Gótica gala en la argamasa. Exultante estoy en la fotografía. Espadaña peraltada con tres arcos de campanario, y sobre ellos un cuarto arco: una breve hornacina. Es el templo de El Rosario, la capilla más bella de Tlayacapan, la cual dibujé completamente ebrio, tratando de olvidar la partida de Lísida. Una niñita se acerca a ver mis desgarbados trazos y me pregunta: ¿Por qué dibuja esa capilla? Un niñito interviene y le contesta a la escuincla: “Porque las capillas de Tlayacapan son muy bonitas, ¿qué no lo sabías?” Al terminar el feo boceto, he decidido ir a comer algo. Es así que desayuno un tlacoyo de Tlayacapan aplatanado en un platón de Talavera. Y todo esto revela influencia nahuatlata. Allá en la capilla, la cocoxóchitl está de gala en la argamasa. Es un fin de semana de 2009: rapsodia sobre la plenitud del atlas de Tlayacapan. He podido visitar todas sus capillas. En la capilla del Tránsito el paisaje es también un jagüey. En el utópico poblado, enormes rocas volcánicas conforman la cañada: un estanque sulfuroso. Algún día, cuando todas las lágrimas se descubran como ríos que desembocan en el mar de la alegría, jugaré de nuevo contigo en el jardín sagrado.

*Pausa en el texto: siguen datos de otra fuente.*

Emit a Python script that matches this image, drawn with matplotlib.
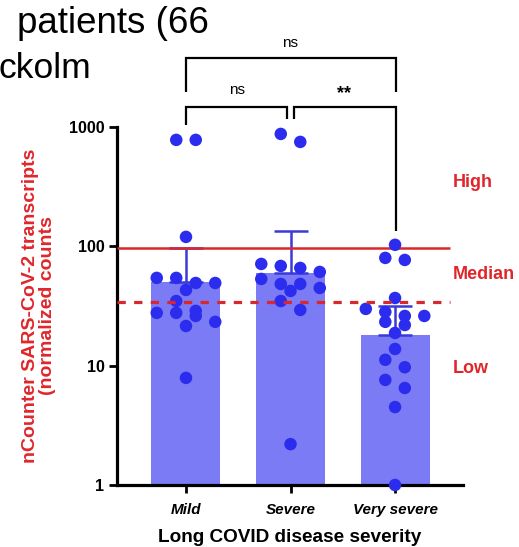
import numpy as np
import matplotlib
matplotlib.use('Agg')
import matplotlib.pyplot as plt

# ---------------- data ----------------
categories = ['Mild', 'Severe', 'Very severe']
bar_heights = [50, 60, 18]
error_upper = [97, 134, 31.6]
mild_values = [780, 780, 120, 54.4, 54.4, 49.3, 49.3, 43.1, 34.8, 28.8,
               27.7, 27.7, 26.1, 23.3, 21.5, 7.9]
severe_values = [875, 750, 71.2, 68.5, 65.9, 61, 53.3, 48.4, 48.4, 44.8,
                 42.3, 34.8, 29.3, 2.2]
very_severe_values = [103, 80, 76.9, 36.9, 29.9, 28.2, 26.1, 26.1, 23.3,
                      21.9, 18.8, 13.8, 11.2, 9.7, 7.6, 6.5, 4.5, 1.0]
high_threshold = 97
median_threshold = 34
y_ticks = [1, 10, 100, 1000]
y_tick_labels = ['1', '10', '100', '1000']
comparisons = [(0, 2, 'ns'), (0, 1, 'ns'), (1, 2, '**')]
zone_labels = ['High', 'Median', 'Low']
title_fragments = ['patients (66', 'ckolm']
y_label = 'nCounter SARS-CoV-2 transcripts\n(normalized counts'
x_label = 'Long COVID disease severity'

# ---------------- style ----------------
W, H = 519, 547
BAR_C = '#7b7bf6'
DOT_C = '#2c2cef'
ERR_C = '#3a3ad8'
RED = '#e0262b'
LINE_RED = '#d8282c'
SANS = ['Liberation Sans', 'DejaVu Sans']
NARROW = ['Liberation Sans Narrow', 'Liberation Sans', 'DejaVu Sans']
plt.rcParams['font.family'] = SANS

fig = plt.figure(figsize=(W / 100, H / 100), dpi=100)
ax = fig.add_axes([117 / W, 1 - 485 / H, (463 - 117) / W, (485 - 127) / H])
ax.set_yscale('log')
ax.set_ylim(1, 1000)
ax.set_xlim(-0.66, 2.65)

x = np.arange(len(categories))
ax.bar(x, bar_heights, width=0.66, color=BAR_C, zorder=1)
ax.errorbar(x, bar_heights,
            yerr=[np.zeros(len(x)), np.array(error_upper) - np.array(bar_heights)],
            fmt='none', ecolor=ERR_C, elinewidth=1.8, capsize=12, capthick=1.8,
            zorder=2)


def swarm_offsets(yimg, d=11.0, s=19.5, h=10.0):
    """Row-centred dot layout in pixel units (yimg grows downward)."""
    order = np.argsort(yimg, kind='stable')
    rows, cur = [], []
    for i in order:
        if cur and yimg[i] - yimg[cur[0]] >= h:
            rows.append(cur)
            cur = []
        cur.append(i)
    if cur:
        rows.append(cur)
    off = np.zeros(len(yimg))
    placed = []
    for row in rows:
        n = len(row)
        xs_row = (np.arange(n) - (n - 1) / 2) * s
        if n == 1:
            i = row[0]
            for cand in (0, 0.5 * s, -0.5 * s, s, -s):
                if all(np.hypot(cand - px, yimg[i] - py) >= d for px, py in placed):
                    xs_row = [cand]
                    break
        for xx, i in zip(xs_row, row):
            off[i] = xx
            placed.append((xx, yimg[i]))
    return off


px_per_unit = ax.transData.transform((1, 1))[0] - ax.transData.transform((0, 1))[0]
for xi, vals in zip(x, [mild_values, severe_values, very_severe_values]):
    vals = np.array(vals, dtype=float)
    ydisp = ax.transData.transform(np.column_stack([np.full(len(vals), xi), vals]))[:, 1]
    offs = swarm_offsets(-ydisp) / px_per_unit
    ax.scatter(xi + offs, vals, s=9.0 ** 2, color=DOT_C, edgecolors='none',
               zorder=4, clip_on=False)

# threshold lines
ax.hlines(high_threshold, -0.66, 2.53, color=LINE_RED, lw=1.8, zorder=3)
ax.hlines(median_threshold, -0.66, 2.53, color=LINE_RED, lw=2.3,
          linestyles=(0, (2.6, 2.6)), zorder=5)

# axes styling
for sp in ['top', 'right']:
    ax.spines[sp].set_visible(False)
for sp in ['left', 'bottom']:
    ax.spines[sp].set_linewidth(2.3)
ax.set_yticks(y_ticks)
ax.set_yticklabels(y_tick_labels, fontsize=11.5, fontweight='bold')
ax.yaxis.set_minor_locator(matplotlib.ticker.NullLocator())
ax.set_xticks(x)
ax.set_xticklabels(categories, fontsize=11, fontweight='bold', fontstyle='italic')
ax.tick_params(axis='both', width=2.0, length=6)
ax.tick_params(axis='y', pad=3)
ax.tick_params(axis='x', pad=7)

# significance brackets (x in data, y in axes fraction)
tr = ax.get_xaxis_transform()
bk = dict(color='black', lw=1.6, clip_on=False, solid_capstyle='butt',
          solid_joinstyle='miter')
ax.plot([0, 0, 2.01, 2.01], [1.098, 1.193, 1.193, 1.098], transform=tr, **bk)
ax.text(1.0, 1.235, comparisons[0][2], transform=tr, ha='center', va='center',
        fontsize=11, family=NARROW)
ax.plot([0, 0, 0.967, 0.967], [1.006, 1.056, 1.056, 1.022], transform=tr, **bk)
ax.text(0.49, 1.103, comparisons[1][2], transform=tr, ha='center', va='center',
        fontsize=11, family=NARROW)
ax.plot([1.033, 1.033, 2.01, 2.01], [1.022, 1.056, 1.056, 0.7095], transform=tr, **bk)
ax.text(1.51, 1.092, comparisons[2][2], transform=tr, ha='center', va='center',
        fontsize=13, fontweight='bold')

# zone labels
for lab, yf in zip(zone_labels, [0.8436, 0.5866, 0.3268]):
    ax.text(2.555, yf, lab, transform=tr, ha='left', va='center', fontsize=13,
            fontweight='bold', color=RED, clip_on=False)

# axis labels
fig.text(39 / W, 1 - 306 / H, y_label, rotation=90, ha='center', va='center',
         multialignment='center', fontsize=14, fontweight='bold', color=RED,
         linespacing=1.05)
fig.text(290 / W, 1 - 538 / H, x_label, ha='center', va='center', fontsize=13.7,
         fontweight='bold')

# cut-off slide title fragments
fig.text(17 / W, 1 - 33 / H, title_fragments[0], ha='left', va='baseline',
         fontsize=26.5)
fig.text(-1 / W, 1 - 78 / H, title_fragments[1], ha='left', va='baseline',
         fontsize=25.5)

fig.savefig('out.png', dpi=100)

Tránsito de aquel que atiende al alto ruego. Estoy enamorado de los volcanes y de las montañas que conforman el centro de México. Mentiría si dijese que los conozco todos. ¡Son tantos y se alzan infinitos! San Martín está abierta. Estoy en el campanario. Puedo ver el Popocatépetl con fumarola y a San Juan Bautista con espadaña. La Luna, el Sol y el Cerro de la Ventanilla; la capilla de El Rosario, que acabo de retratar. Tlaxcalchica, la más pequeñita, voces lejanas de bebés. Santiago, visitado por ebrios en el atrio, no los condeno. Mi nombre es un graffiti en la Biblia. En lontananza de tiempo y espacio, desde el Bosque de Nativitas, en Xochimilco, se divisan Topilejo y Parres. Un volcán que supongo es el Tláloc. Entre tantos cerros, valles y cuencas no puedo evitar pensar en lo que dijo Arturo Graf: “La existencia es un viaje en el que no existen los caminos llanos: todo son subidas o bajadas”. Frase que también me recuerda mi persistente asombro para con el mundo: jamás me aburro, no puedo aburrirme: el horror y la dicha me lo impiden. A Milpa Alta llego para ver el final con mariachi del recorrido con el Santísimo Sacramento el 10 de julio de 2010. Es la fiesta de la Purísima e Inmaculada Concepción. La siguiente semana será montar Alondra, y galopará con fuerza hasta que lleguemos al establo. Alguna vez, en Tlayacapan, un caballo me impidió ascender hasta la cruz del cerro de la Ventanilla. Fue mi Cancerbero equino: tímpano que relinchó en el monte. Hoy celebro la montada de Chabelita, Moztaza y Alondra, por mencionar a los más queridos. A veces, quisiera que mi vida tuviese plenitud, como dijera Alfred Víctor de Vigny: “Una vida lograda es un sueño de adolescente realizado en la edad madura”. ¿No es éste el misterio de Santa Catarina? Y con la venia de la madre Juana, quiero orar así al Dios de los estetas:

No pescuden más,
porque más no sé,
de que es Catarina,
para siempre. Amén.

2 comentarios:

Atilio dijo...

Bello, íntimo y enciclopédico texto.

"...jamás me aburro, no puedo aburrirme: el horror y la dicha me lo impiden".

Hermosa frase con la que coincido plenamente y que siempre ha sido una parte importante de mi norte.
Tampoco me aburro porque hay mucho por aprender y aumenta constantemente.
Menos horror que dicha.

Enrique Arias Valencia dijo...

Buenos días, Atilio.

¡Qué bien que dicha expresión también te guíe!